I believe in emergency response preparedness. We should always have a plan of action in place as to what we should do in an emergency. There are policy requirements for building codes that explain necessary sign postings for emergency exits. You get on an airplane and they explain emergency procedures and what to do in a water landing. As an employer, educator, or parent, we now have to explain what to do in an "active shooter" situation. We are becoming a society of constant preparedness. But we are never prepared emotionally for the uncertainty of daily living.
How can a child prepare for the decisions of their parents to blow up their marriage?
How can a wife prepare for the discovery of her husband's affair?
How can a father be prepared for the loss of his job?
How can a military veteran be prepared for what follows retirement from the service?
How can a widow be prepared for the death of their spouse?
How can a student be prepared for the shame of being bullied?
How can a parent prepare for their child's addiction?
We can not be prepared for every situation. To try causes anxiety and fear and results in depression because we are doomed to fail. We will never be able to have the answers to all the unknown situations and unanswered questions. Things happen without fore warning all the time and we are left with invisible wounds that cut us to our core. We can not be prepared for such uncertainties, so we must have a plan of action that follows the emotional earthquakes in our lives. Here is one plan I recommend:
1. Be open to asking for help. Too often we suffer silently. We emotionally shut down, isolate, and ruminate on the grief of the circumstance. This isolation brings on shame and guilt that adds to the consequences and can complicate or delay the healing process. The sooner you seek outside help, the quicker the healing can take place. I tell my clients, "You don't have the answers within yourself. If you did, you'd have solved the problem by now."

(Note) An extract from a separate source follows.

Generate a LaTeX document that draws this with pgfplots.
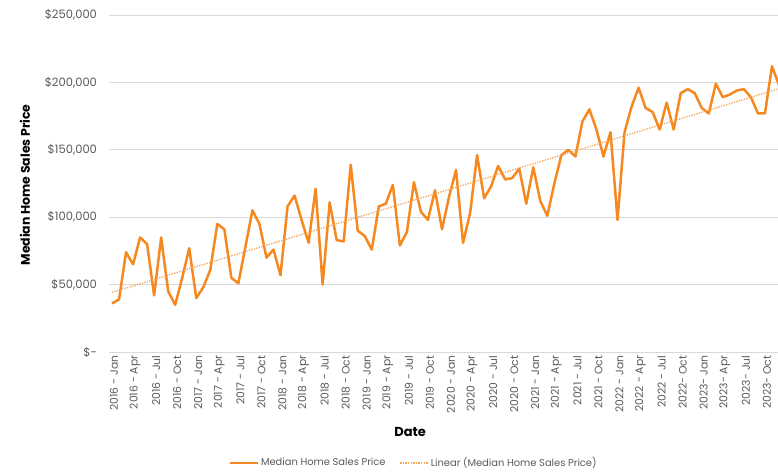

2. Get help for others. Often parents suffer in isolation and their children are left alone as well. The parent dives into their bedsheets, and the children feel lost and abandoned. Get help for yourself, but also for your hurting children. Even if you can't see their pain (kids are good at hiding it), seek professional help as soon as possible. They are resilient, but they are tender hearted and vulnerable.
3. Don't give up hope. There are seasons of change and everything changes. If you look at each situation as being compared with the seasons: Spring (growth), Summer (gathering), Fall (preparation), and Winter (rest), you can see how things happen over time. Consider the seasons of life: We are born in the "Spring" where we grow and learn new things. Then we become young adults where we begin our Summer of gathering life experiences like jobs, marriage, and families. In the Fall we begin preparing for the latter years of life by building a retirement fund and sending the children off to college. In the Winter season we rest through retirement and enjoy the "fruits of our labor." Every year has its seasons as well and there will be storms of discontent as well as moments of clarity and refreshment, but you have to look for the good and accept the bad that comes with it. We can't pretend to live in the Spring time all year (denial), but we shouldn't think all life is a Wintery white blanket of snow either. The Byrds said it best when they put scripture to music in, "Turn, turn, turn."
A Time for Everything
3 There is a time for everything, and a season for every activity under the heavens:
2 a time to be born and a time to die, a time to plant and a time to uproot, 3 a time to kill and a time to heal, a time to tear down and a time to build, 4 a time to weep and a time to laugh, a time to mourn and a time to dance, 5 a time to scatter stones and a time to gather them, a time to embrace and a time to refrain from embracing, 6 a time to search and a time to give up, a time to keep and a time to throw away, 7 a time to tear and a time to mend, a time to be silent and a time to speak, 8 a time to love and a time to hate, a time for war and a time for peace.